Читаем Жизнь и судьба: Воспоминания полностью

«Наконец всем долгим собеседованиям пришел конец, письмо мэру с его подписью давно лежало на столе, он собрался домой, и я пошла его провожать по лестнице. Почему-то, не помню уже почему, я вдруг завела разговор на любимую свою тему — на тему судьбы и смерти. Завела, быть может, потому, что решила, что и для него эта проблема теперь уже только предмет для размышлений, а не сугубопрактический вопрос. Как-то само собой мой монолог коснулся судьбы нашего общего знакомого, входившего как раз в число „объектов“, за которыми мой собеседник следил с ревниво-почтительным неотступным вниманием. Недавняя кончина и все ужасы, предшествовавшие ей, заставляли о многом задуматься.
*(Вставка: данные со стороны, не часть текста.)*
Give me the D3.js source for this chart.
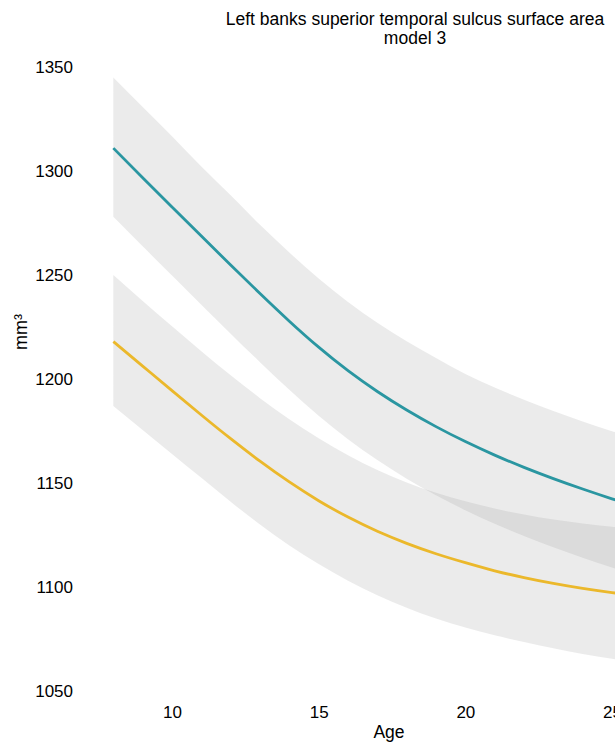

Больше всего в этот момент меня занимала неразрешимая и оттого практически пустая дилемма: почему именно теперь он умер, а не тогда, десять лет назад, когда уже стоял перед смертью, а она вдруг отступила, дав ему десять лет жить и видеть признание. Для чего был дан этот шанс и почему ему был положен предел: потому что все уже выполнено или, напротив, потому что что-то главное, ради чего были даны эти десять лет, оказалось забыто, не сделано, невыполнимо?.. [389]

Когда я дошла до этих слов, мы как раз спустились до средней площадки лестницы, он уже сбросил тапочки, обулся и стоял прямо напротив меня — лицом к лицу на этом узком каменном пятачке. И тогда я увидела этот ужас в его глазах, который не могу передать, но не могу и забыть.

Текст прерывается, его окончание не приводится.